Epistemoloji Perspektifinden Kendinden Menkul Olmak
Epistemoloji, bilginin kaynağını ve doğruluğunu sorgular. Bu bağlamda, “kendinden menkul” olmak, bilginin kaynağının ne olduğu sorusuna dair çok önemli bir noktadır. Bilgiyi nereden alıyoruz? Bir bilgi, yalnızca dışsal bir kaynağa mı dayanır, yoksa insan aklı kendisini doğrudan bilginin kaynağı olarak mı kabul eder?
Birçok filozof, bilginin doğasını tartışırken, bilginin kendisinden menkul olamayacağı görüşünü savunur. Çünkü bilginin her zaman bir bağlamı vardır; bir sorunun çözümü, bir gözlem ya da deneyin sonucudur. Ancak Kant’ın “A priori” bilgisi ve Descartes’ın “Cogito ergo sum” (Düşünüyorum, öyleyse varım) argümanı, bir bakıma insanın bilgiye dair içsel kaynaklardan, dışsal koşullardan bağımsız bir doğruluk arayışı içinde olduğunu ileri sürer. Bilgi, sadece zihnin içsel gücünden doğan bir şeydir, ve bu durumda bilgi “kendinden menkul” olabilir mi?
Bilginin mutlak doğasını tartışırken, insanın bilgiye ne kadar güvendiği ve bu bilginin ne kadar “özgür” olduğu üzerine de düşündüğümüzde, gerçekten de bilginin kendinden menkul olduğunu söyleyebilir miyiz? Ya da her bilgi, bir dışsal koşul ve bağlama dayanmaktadır?

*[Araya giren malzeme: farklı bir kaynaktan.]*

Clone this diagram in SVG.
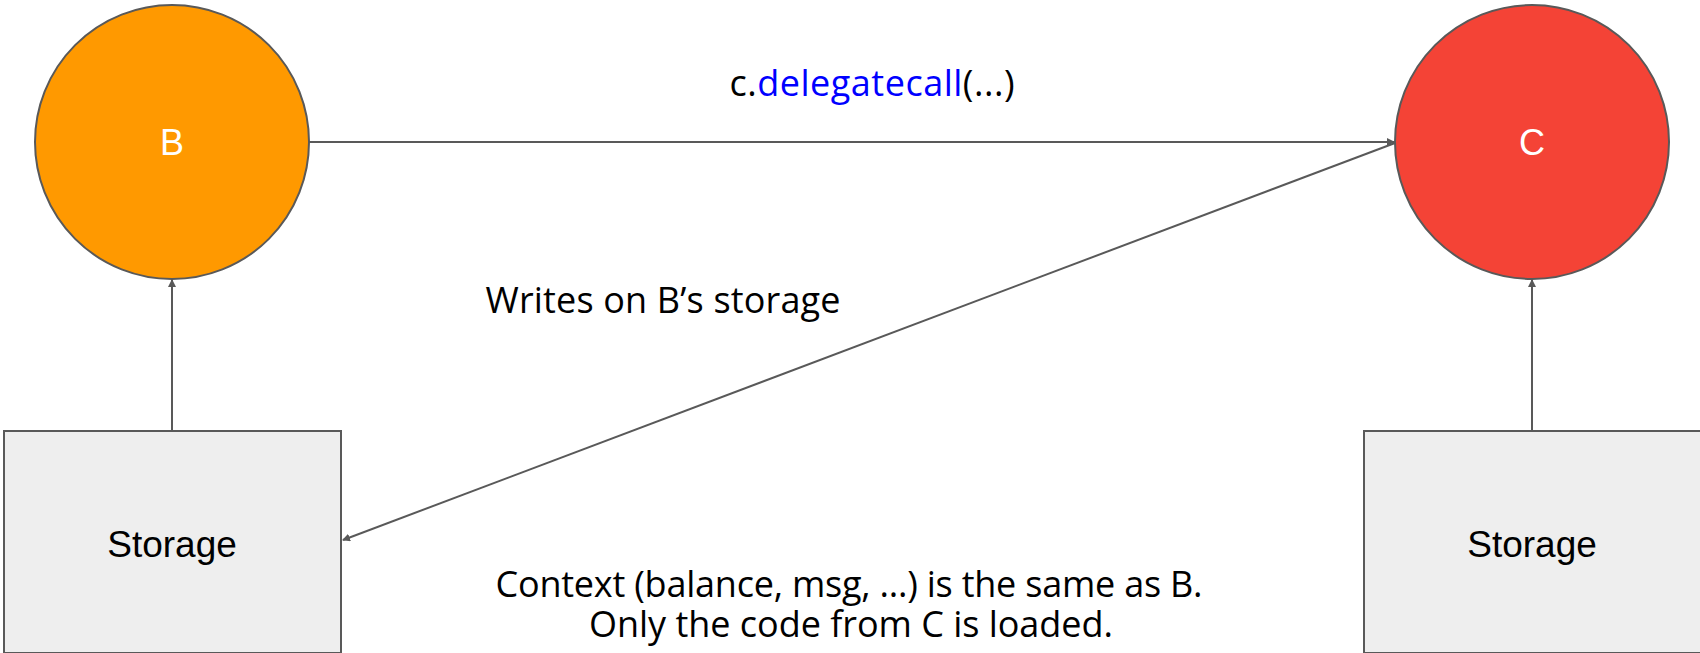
<svg xmlns="http://www.w3.org/2000/svg" width="1700" height="653" viewBox="0 0 1700 653">
<defs>
<style>
.node{stroke:#595959;stroke-width:2}
.lbl{font-family:"Liberation Sans",Arial,sans-serif;text-anchor:middle}
.note{font-family:"Open Sans","Noto Sans",sans-serif;text-anchor:middle;fill:#000;font-size:36px}
.conn{stroke:#595959;stroke-width:2;fill:none;marker-end:url(#ah)}
</style>
<marker id="ah" markerWidth="8" markerHeight="8" refX="7" refY="4" orient="auto" markerUnits="userSpaceOnUse" viewBox="0 0 8 8">
<path d="M0,0 L8,4 L0,8 z" fill="#595959"/>
</marker>
</defs>
<rect width="1700" height="653" fill="#fff"/>
<g id="connectors">
<line class="conn" x1="309" y1="142" x2="1394" y2="142"/>
<line class="conn" x1="1395" y1="143" x2="343" y2="540"/>
<line class="conn" x1="172" y1="431" x2="172" y2="280"/>
<line class="conn" x1="1532" y1="431" x2="1532" y2="280"/>
</g>
<g id="nodeB">
<circle class="node" cx="172" cy="142" r="137" fill="#FF9900"/>
<text class="lbl" x="172" y="155" font-size="36" fill="#fff">B</text>
</g>
<g id="nodeC">
<circle class="node" cx="1532" cy="142" r="137" fill="#F44336"/>
<text class="lbl" x="1532" y="155" font-size="36" fill="#fff">C</text>
</g>
<g id="storageB">
<rect class="node" x="4" y="431" width="337" height="222" fill="#EEEEEE"/>
<text class="lbl" x="172" y="557" font-size="37" fill="#000">Storage</text>
</g>
<g id="storageC">
<rect class="node" x="1364" y="431" width="340" height="222" fill="#EEEEEE"/>
<text class="lbl" x="1532" y="557" font-size="37" fill="#000">Storage</text>
</g>
<g id="labels">
<text class="note" x="872" y="96" textLength="285">c.<tspan fill="#0000FF">delegatecall</tspan>(...)</text>
<text class="note" x="663" y="313" textLength="355">Writes on B’s storage</text>
<text class="note" x="849" y="597" textLength="707">Context (balance, msg, ...) is the same as B.</text>
<text class="note" x="851" y="637" textLength="524">Only the code from C is loaded.</text>
</g>
</svg>
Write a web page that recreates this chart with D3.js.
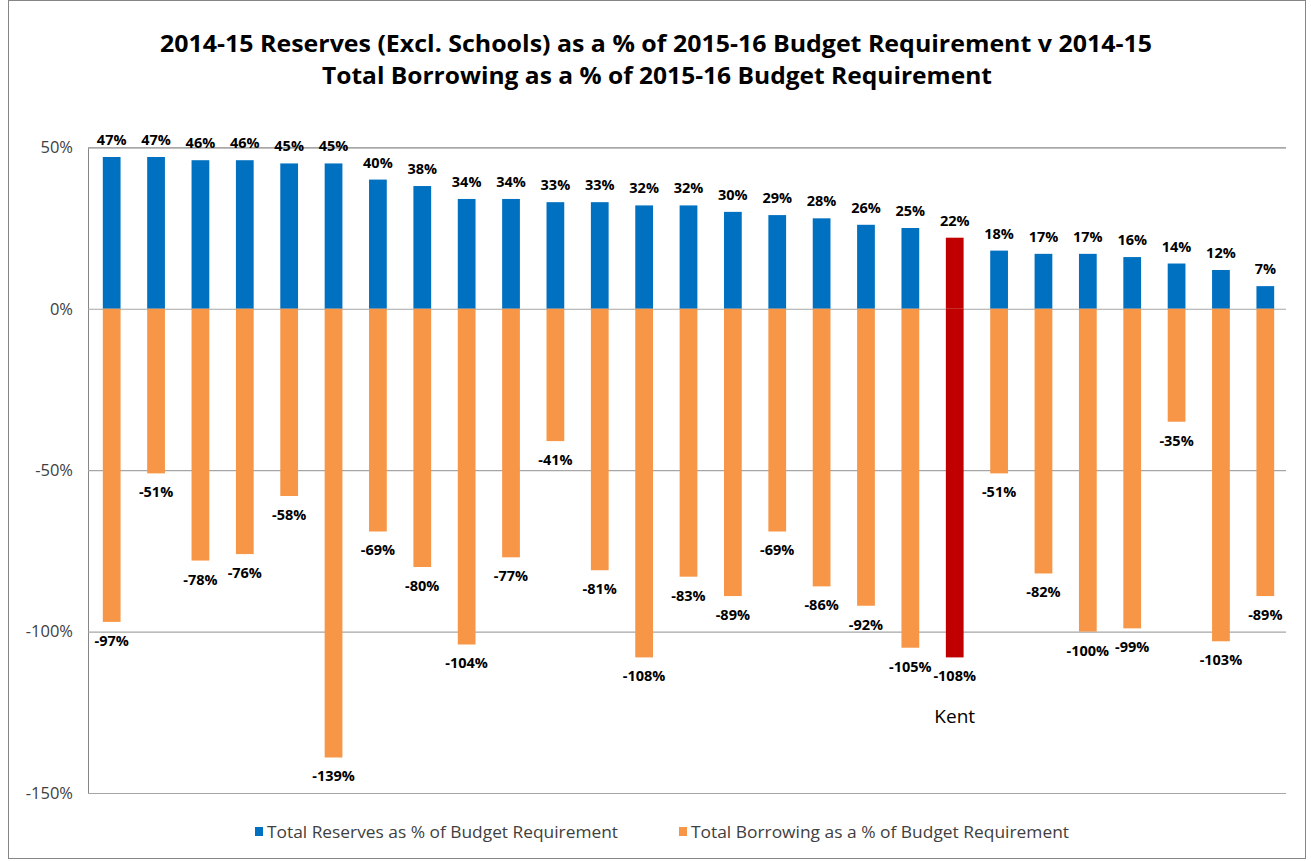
<!DOCTYPE html>
<html><head><meta charset="utf-8">
<script src="https://cdn.jsdelivr.net/npm/d3@7"></script>
<style>body{margin:0;background:#fff;}svg{display:block;}</style>
</head><body>
<svg id="chart" width="1311" height="861"></svg>
<script>
const categories = d3.range(1, 28).map(i => "C" + i);
categories[19] = "Kent";
const reserves = [47,47,46,46,45,45,40,38,34,34,33,33,32,32,30,29,28,26,25,22,18,17,17,16,14,12,7];
const borrowing = [-97,-51,-78,-76,-58,-139,-69,-80,-104,-77,-41,-81,-108,-83,-89,-69,-86,-92,-105,-108,-51,-82,-100,-99,-35,-103,-89];
const yTicks = [50, 0, -50, -100, -150];
const seriesNames = ["Total Reserves as % of Budget Requirement", "Total Borrowing as a % of Budget Requirement"];
const titleLines = ["2014-15 Reserves (Excl. Schools) as a % of 2015-16 Budget Requirement v 2014-15", "Total Borrowing as a % of 2015-16 Budget Requirement"];
const highlight = "Kent";

const colors = {res: "#0070C0", bor: "#F79646", hi: "#C00000"};
const svg = d3.select("#chart");
const pLeft = 88, pRight = 1286, pTop = 147.3, pBottom = 793;

svg.append("rect").attr("x", 8.5).attr("y", 0.5).attr("width", 1297).attr("height", 858)
  .attr("fill", "#fff").attr("stroke", "#868686").attr("stroke-width", 1);

// Title
const title = svg.append("g").attr("text-anchor", "middle")
  .attr("font-family", "'Open Sans', sans-serif").attr("font-weight", "bold").attr("font-size", 23.5).attr("fill", "#000");
title.append("text").attr("x", 656).attr("y", 52).attr("textLength", 992).attr("lengthAdjust", "spacingAndGlyphs").text(titleLines[0]);
title.append("text").attr("x", 657).attr("y", 84).attr("textLength", 670).attr("lengthAdjust", "spacingAndGlyphs").text(titleLines[1]);

const x = d3.scaleBand().domain(categories).range([pLeft, pRight]).paddingInner(0.6).paddingOuter(0.3);
const y = d3.scaleLinear().domain([-150, 50]).range([pBottom, pTop]);

const pct = d => d + "%";

// gridlines
const yAxis = d3.axisLeft(y).tickValues(yTicks).tickSize(-(pRight - pLeft)).tickFormat(pct);
const gA = svg.append("g").attr("transform", `translate(${pLeft},0)`).call(yAxis);
gA.select(".domain").attr("stroke", "#868686");
gA.selectAll(".tick line").attr("stroke", "#A6A6A6").attr("stroke-width", 1.2);
gA.selectAll(".tick text").attr("x", -15).attr("fill", "#404040")
  .attr("font-family", "'Open Sans', sans-serif").attr("font-size", 16.5);

const data = categories.map((c, i) => ({c, r: reserves[i], b: borrowing[i]}));
const colR = d => d.c === highlight ? colors.hi : colors.res;
const colB = d => d.c === highlight ? colors.hi : colors.bor;
const off = 1.5;

svg.append("g").selectAll("rect").data(data).join("rect")
  .attr("x", d => x(d.c) + off).attr("width", x.bandwidth())
  .attr("y", d => y(d.r)).attr("height", d => y(0) - y(d.r)).attr("fill", colR);
svg.append("g").selectAll("rect").data(data).join("rect")
  .attr("x", d => x(d.c) + off).attr("width", x.bandwidth())
  .attr("y", y(0)).attr("height", d => y(d.b) - y(0)).attr("fill", colB);

const lbl = svg.append("g").attr("font-family", "'Open Sans', sans-serif").attr("font-weight", "bold")
  .attr("font-size", 14.5).attr("text-anchor", "middle").attr("fill", "#000");
lbl.selectAll(".p").data(data).join("text").attr("class", "p")
  .attr("x", d => x(d.c) + off + x.bandwidth() / 2).attr("y", d => y(d.r) - 12).text(d => pct(d.r));
lbl.selectAll(".n").data(data).join("text").attr("class", "n")
  .attr("x", d => x(d.c) + off + x.bandwidth() / 2).attr("y", d => y(d.b) + 24).text(d => pct(d.b));

// Kent label
svg.append("text").attr("x", x(highlight) + off + x.bandwidth() / 2).attr("y", 723).attr("text-anchor", "middle")
  .attr("font-family", "'Open Sans', sans-serif").attr("font-size", 19).attr("fill", "#000").text(highlight);

// Legend
const leg = svg.append("g").attr("font-family", "'Open Sans', sans-serif").attr("font-size", 16.5).attr("fill", "#404040");
const legItems = [{n: seriesNames[0], c: colors.res, x: 255, w: 351}, {n: seriesNames[1], c: colors.bor, x: 679, w: 378}];
legItems.forEach(it => {
  leg.append("rect").attr("x", it.x).attr("y", 827).attr("width", 8).attr("height", 9).attr("fill", it.c);
  leg.append("text").attr("x", it.x + 12).attr("y", 838).attr("textLength", it.w).attr("lengthAdjust", "spacingAndGlyphs").text(it.n);
});
</script>
</body></html>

Ontoloji Perspektifinden Kendinden Menkul Olmak
Ontoloji, varlık ve gerçeklik üzerine yapılan felsefi bir incelemedir. Bu bağlamda, “kendinden menkul” kavramı, varlıkların bağımsız bir varlık oluşturup oluşturamayacağıyla ilgilidir. Bir varlık, sadece kendiliğinden mi var olur, yoksa dışsal bir gücün ya da koşulun etkisiyle varlık kazanır mı?
Platon’un idealar dünyası, varlıkların aslında sadece kendinden menkul olan ideaların yansıması olduğuna işaret eder. Ona göre, tüm dünyadaki somut varlıklar, ideaların birer kopyasıdır ve gerçeklik, ideaların saf ve mutlak haliyle ilgilidir. Buradan hareketle, varlık sadece kendisinden menkul olarak var olamaz, çünkü her şey ideaların bir izdüşümü olarak varlık bulur.
Ancak, Heidegger ve Sartre gibi varoluşçu filozoflar, insanın varlık anlayışını daha farklı bir yere taşımışlardır. Sartre’a göre insan, kendi varlığını yaratır; bu varlık, bir “kendinden menkul” varlığa dönüşür. İnsan, hiçbir özle doğmaz, kendi varlığını sürekli olarak inşa eder. Burada, varlık, tamamen bireyin iradesine ve özgürlüğüne bağlıdır.
Tartışmaya Açık Sorular: Kendinden Menkul Varlık Mümkün Mü?
– Bir varlık gerçekten de sadece kendisinden menkul olabilir mi, yoksa her şey bir dışsal kaynağa mı dayanır?
– Etik değerler, toplumsal kurallara ve bireysel bilinçliliğe bağlı olarak mı şekillenir? Kendinden menkul bir etik değer olabilir mi?
– Bilgi, dışsal dünyadan bağımsız bir şekilde var olabilir mi, yoksa her bilgi, bir bağlamın ve dışsal etkilerin sonucudur?
– İnsan özgürlüğü, toplumsal yapılarla sınırlı mıdır, yoksa tamamen kendinden menkul bir özgürlük anlayışı mümkün müdür?
Bu sorular, bizi yalnızca teorik düşüncelere yönlendirmekle kalmaz, aynı zamanda dünyayı nasıl anlamamız gerektiği konusunda derinlemesine bir sorgulama yapmamıza imkan tanır. Kendinden menkul olmak, insanın kendi varlığıyla ve düşünsel yapısıyla ne kadar yüzleştiğini gösteren bir felsefi arayıştır. Bu, insanın özünü ve anlamını bulma yolunda attığı ilk adımdır.
Kendinden menkul kavramı, yalnızca soyut bir düşünsel deneme değil, aynı zamanda varlığımızın doğasına dair evrensel bir sorudur.